Work required
Copy out all lines carrying the word "this".

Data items
╔══
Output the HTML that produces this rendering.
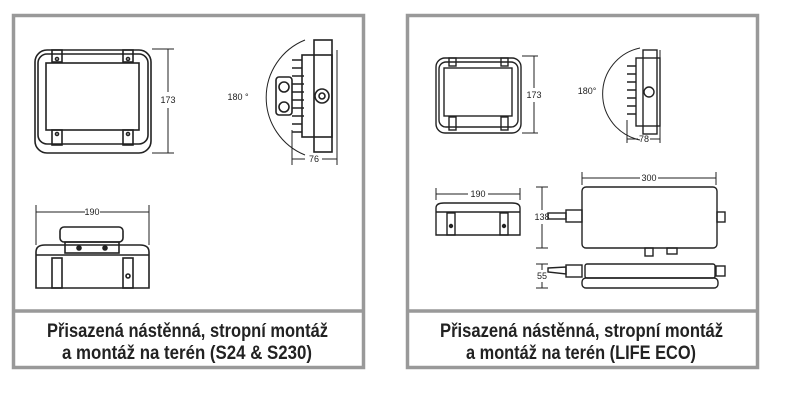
<!DOCTYPE html>
<html><head><meta charset="utf-8"><style>
body{margin:0;background:#fff;width:796px;height:403px;overflow:hidden}
svg{display:block}
.t{font-family:"Liberation Sans",sans-serif;font-weight:bold;font-size:19px;fill:#222}
.d{font-family:"Liberation Sans",sans-serif;font-size:9px;fill:#222}
</style></head><body>
<svg width="796" height="403" viewBox="0 0 796 403" xmlns="http://www.w3.org/2000/svg">
<g fill="none" stroke="#999" stroke-width="3.5">
<rect x="13.5" y="15.5" width="350" height="352"/>
<line x1="13.5" y1="311" x2="363.5" y2="311"/>
<rect x="407.5" y="15.5" width="350" height="352"/>
<line x1="407.5" y1="311" x2="757.5" y2="311"/>
</g>
<text class="t" x="47" y="337" textLength="281" lengthAdjust="spacingAndGlyphs">Přisazená nástěnná, stropní montáž</text>
<text class="t" x="62" y="359" textLength="250" lengthAdjust="spacingAndGlyphs">a montáž na terén (S24 &amp; S230)</text>
<text class="t" x="440" y="337" textLength="283" lengthAdjust="spacingAndGlyphs">Přisazená nástěnná, stropní montáž</text>
<text class="t" x="466" y="359" textLength="230" lengthAdjust="spacingAndGlyphs">a montáž na terén (LIFE ECO)</text>

<g fill="none" stroke="#222" stroke-width="1.6">
<!-- left front -->
<rect x="35" y="50" width="116" height="103" rx="12"/>
<rect x="38" y="54" width="110" height="90" rx="9"/>
<rect x="46" y="63" width="93" height="67"/>
<rect x="52" y="50" width="10" height="12"/><rect x="123" y="50" width="10" height="12"/>
<rect x="52" y="130" width="10" height="15"/><rect x="123" y="130" width="10" height="15"/>
<circle cx="57" cy="59" r="1.5"/><circle cx="128" cy="59" r="1.5"/><circle cx="57" cy="134" r="1.5"/><circle cx="128" cy="134" r="1.5"/>
<line x1="152" y1="49" x2="174" y2="49" stroke-width="1"/><line x1="152" y1="153" x2="174" y2="153" stroke-width="1"/>
<line x1="168" y1="49" x2="168" y2="92" stroke-width="1"/><line x1="168" y1="108" x2="168" y2="153" stroke-width="1"/>
<!-- left side view -->
<path d="M305 40 A62 62 0 0 0 305 155" stroke-width="1"/>
<rect x="314" y="40" width="18" height="112"/>
<rect x="302" y="55" width="30" height="82"/>
<rect x="276" y="77" width="16" height="38" rx="3"/>
<circle cx="284" cy="87" r="5"/><circle cx="284" cy="107" r="5"/>
<path d="M292 60h10M292 68h10M292 76h12M292 84h12M292 92h12M292 100h12M292 108h12M292 116h12M292 124h10M292 132h10"/>
<circle cx="322" cy="96" r="7"/><circle cx="322" cy="96" r="3"/>
<line x1="337" y1="50" x2="337" y2="165" stroke-width="1"/><line x1="292" y1="130" x2="292" y2="165" stroke-width="1"/>
<line x1="292" y1="159" x2="305" y2="159" stroke-width="1"/><line x1="322" y1="159" x2="337" y2="159" stroke-width="1"/>
<!-- left bottom view -->
<line x1="36" y1="205" x2="36" y2="245" stroke-width="1"/><line x1="149" y1="205" x2="149" y2="245" stroke-width="1"/>
<line x1="36" y1="212" x2="85" y2="212" stroke-width="1"/><line x1="100" y1="212" x2="149" y2="212" stroke-width="1"/>
<rect x="60" y="227" width="63" height="15" rx="4"/>
<rect x="65" y="242" width="54" height="11"/>
<path d="M36 288 V252 Q36 245 45 245 H140 Q149 245 149 252 V288 Z"/>
<line x1="36" y1="255" x2="149" y2="255"/>
<rect x="52" y="258" width="10" height="30"/><rect x="123" y="258" width="10" height="30"/>
<circle cx="79" cy="248" r="2" fill="#222"/><circle cx="105" cy="248" r="2" fill="#222"/><circle cx="128" cy="276" r="2"/>
</g>
<text class="d" x="168" y="103" text-anchor="middle">173</text>
<text class="d" x="238" y="100" text-anchor="middle">180 °</text>
<text class="d" x="314" y="162" text-anchor="middle">76</text>
<text class="d" x="92" y="215" text-anchor="middle">190</text>

<g fill="none" stroke="#222" stroke-width="1.4">
<!-- right front -->
<rect x="436" y="58" width="85" height="75" rx="9"/>
<rect x="439" y="62" width="79" height="65" rx="7"/>
<rect x="444" y="68" width="68" height="48"/>
<rect x="449" y="58" width="7" height="8"/><rect x="501" y="58" width="7" height="8"/>
<rect x="449" y="117" width="7" height="13"/><rect x="501" y="117" width="7" height="13"/>
<g stroke-width="1">
<line x1="522" y1="56" x2="538" y2="56"/><line x1="522" y1="133" x2="538" y2="133"/>
<line x1="534" y1="56" x2="534" y2="88"/><line x1="534" y1="102" x2="534" y2="133"/>
</g>
<!-- right side -->
<path d="M640 48 A47 47 0 0 0 640 140" stroke-width="1"/>
<rect x="643" y="50" width="14" height="84"/>
<rect x="636" y="58" width="24" height="68"/>
<path d="M627 66h9M627 74h9M627 82h9M627 90h9M627 98h9M627 106h9M627 114h9"/>
<circle cx="649" cy="92" r="5"/>
<g stroke-width="1">
<line x1="660" y1="50" x2="660" y2="143"/><line x1="627" y1="120" x2="627" y2="143"/>
<line x1="627" y1="139" x2="638" y2="139"/><line x1="650" y1="139" x2="660" y2="139"/>
<line x1="436" y1="188" x2="436" y2="200"/><line x1="520" y1="188" x2="520" y2="200"/>
<line x1="436" y1="194" x2="468" y2="194"/><line x1="488" y1="194" x2="520" y2="194"/>
<line x1="582" y1="172" x2="582" y2="185"/><line x1="716" y1="172" x2="716" y2="185"/>
<line x1="582" y1="178" x2="640" y2="178"/><line x1="658" y1="178" x2="716" y2="178"/>
<line x1="536" y1="187" x2="548" y2="187"/><line x1="536" y1="248" x2="548" y2="248"/>
<line x1="542" y1="187" x2="542" y2="210"/><line x1="542" y1="224" x2="542" y2="248"/>
<line x1="536" y1="264" x2="548" y2="264"/><line x1="536" y1="288" x2="548" y2="288"/>
<line x1="542" y1="264" x2="542" y2="270"/><line x1="542" y1="282" x2="542" y2="288"/>
</g>
<!-- right bottom small -->
<path d="M436 235 V208 Q436 203 444 203 H512 Q520 203 520 208 V235 Z"/>
<line x1="436" y1="212" x2="520" y2="212"/>
<rect x="447" y="213" width="8" height="22"/><rect x="500" y="213" width="8" height="22"/>
<circle cx="451" cy="226" r="1.5" fill="#222"/><circle cx="504" cy="226" r="1.5" fill="#222"/>
<!-- big box -->
<rect x="582" y="187" width="135" height="61" rx="4"/>
<rect x="566" y="210" width="16" height="12"/><rect x="548" y="213" width="18" height="6"/>
<rect x="717" y="212" width="8" height="10"/>
<rect x="645" y="248" width="8" height="8"/><rect x="667" y="248" width="10" height="6"/>
<!-- strip -->
<rect x="585" y="264" width="130" height="14" rx="2"/>
<rect x="582" y="278" width="136" height="10" rx="4"/>
<rect x="566" y="265" width="16" height="12"/><path d="M548 268 L566 267 V274 L548 272 Z"/>
<rect x="716" y="266" width="9" height="10"/>
</g>
<text class="d" x="534" y="98" text-anchor="middle">173</text>
<text class="d" x="587" y="94" text-anchor="middle">180°</text>
<text class="d" x="644" y="142" text-anchor="middle">78</text>
<text class="d" x="478" y="197" text-anchor="middle">190</text>
<text class="d" x="649" y="181" text-anchor="middle">300</text>
<text class="d" x="542" y="220" text-anchor="middle">138</text>
<text class="d" x="542" y="279" text-anchor="middle">55</text>
</svg>
</body></html>
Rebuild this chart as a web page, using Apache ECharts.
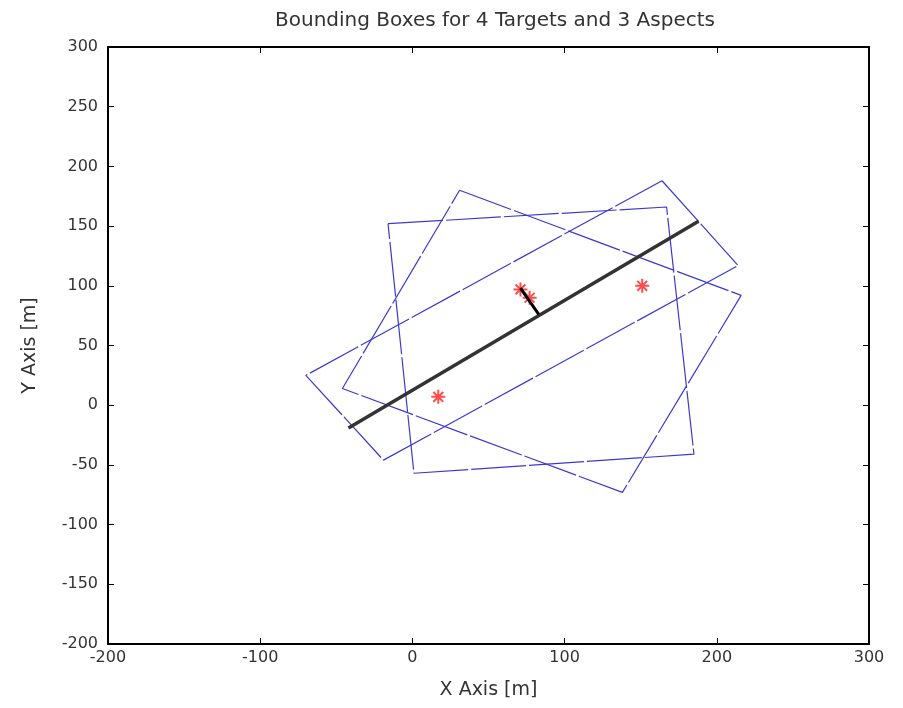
<!DOCTYPE html>
<html>
<head>
<meta charset="utf-8">
<script src="https://cdn.jsdelivr.net/npm/echarts@6/dist/echarts.min.js"></script>
<style>
  html, body { margin: 0; padding: 0; background: #fff; }
  #chart { width: 903px; height: 708px; }
</style>
</head>
<body>
<div id="chart"></div>
<script>
  // bounding boxes, corners (closed polygons)
  var box1 = [[-16, 152], [167, 166], [185, -41], [1, -57], [-16, 152]]
  var box2 = [[31, 180], [216, 92], [138, -73], [-46, 14], [31, 180]]
  var box3 = [[164, 188], [214, 117], [-19, -46], [-70, 25], [164, 188]]
  // long axis line and short offset line
  var axisLine = [[-42, -19], [188, 154]]
  var offsetLine = [[71, 98], [83, 76]]
  // targets
  var targets = [[17, 7], [71, 97], [77, 90], [151, 100]]

  var xTicks = { min: -200, max: 300, interval: 100 }
  var yTicks = { min: -200, max: 300, interval: 50 }

  var starPath = 'path://M0,-10L0,10M-10,0L10,0M-7,-7L7,7M-7,7L7,-7'
  var font = 'DejaVu Sans, sans-serif'

  var chart = echarts.init(document.getElementById('chart'))

  function boxSeries(data) {
    return {
      type: 'line',
      data: data,
      symbol: 'none',
      silent: true,
      lineStyle: { color: '#3a3ad0', width: 1.2, type: [55, 3] }
    }
  }

  var axisCommon = {
    type: 'value',
    splitLine: { show: false },
    axisLine: { show: true, onZero: false, lineStyle: { color: '#000', width: 2 } },
    axisTick: { show: true, inside: true, length: 6, lineStyle: { color: '#000' } }
  }

  chart.setOption({
    animation: false,
    backgroundColor: '#fff',
    title: {
      text: 'Bounding Boxes for 4 Targets and 3 Aspects',
      left: 490,
      textAlign: 'center',
      top: 6,
      textStyle: { fontFamily: font, fontSize: 20, fontWeight: 'normal', color: '#333' }
    },
    grid: { left: 108, right: 34, top: 47, bottom: 64 },
    xAxis: [
      Object.assign({}, axisCommon, {
        min: xTicks.min, max: xTicks.max, interval: xTicks.interval,
        position: 'bottom',
        name: 'X Axis [m]',
        nameLocation: 'middle',
        nameGap: 37,
        nameTextStyle: { fontFamily: font, fontSize: 19, color: '#333' },
        axisLabel: { fontFamily: font, fontSize: 16, color: '#333', margin: 6 }
      }),
      Object.assign({}, axisCommon, {
        min: xTicks.min, max: xTicks.max, interval: xTicks.interval,
        position: 'top',
        axisLabel: { show: false }
      })
    ],
    yAxis: [
      Object.assign({}, axisCommon, {
        min: yTicks.min, max: yTicks.max, interval: yTicks.interval,
        position: 'left',
        name: 'Y Axis [m]',
        nameLocation: 'middle',
        nameGap: 68,
        nameRotate: 90,
        nameTextStyle: { fontFamily: font, fontSize: 19, color: '#333' },
        axisLabel: { fontFamily: font, fontSize: 16, color: '#333', margin: 10 }
      }),
      Object.assign({}, axisCommon, {
        min: yTicks.min, max: yTicks.max, interval: yTicks.interval,
        position: 'right',
        axisLabel: { show: false }
      })
    ],
    series: [
      boxSeries(box1),
      boxSeries(box2),
      boxSeries(box3),
      {
        type: 'line',
        data: axisLine,
        symbol: 'none',
        lineStyle: { color: '#333', width: 3.5 }
      },
      {
        type: 'line',
        data: offsetLine,
        symbol: 'none',
        lineStyle: { color: '#000', width: 3 }
      },
      {
        type: 'scatter',
        data: targets,
        symbol: starPath,
        symbolSize: 14,
        z: 1,
        itemStyle: { color: 'none', borderColor: '#ff2020', borderWidth: 2 }
      }
    ]
  })
</script>
</body>
</html>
╚══
Output below
Output the HTML that produces this rendering.
Rebuild this chart as a web page, using Apache ECharts.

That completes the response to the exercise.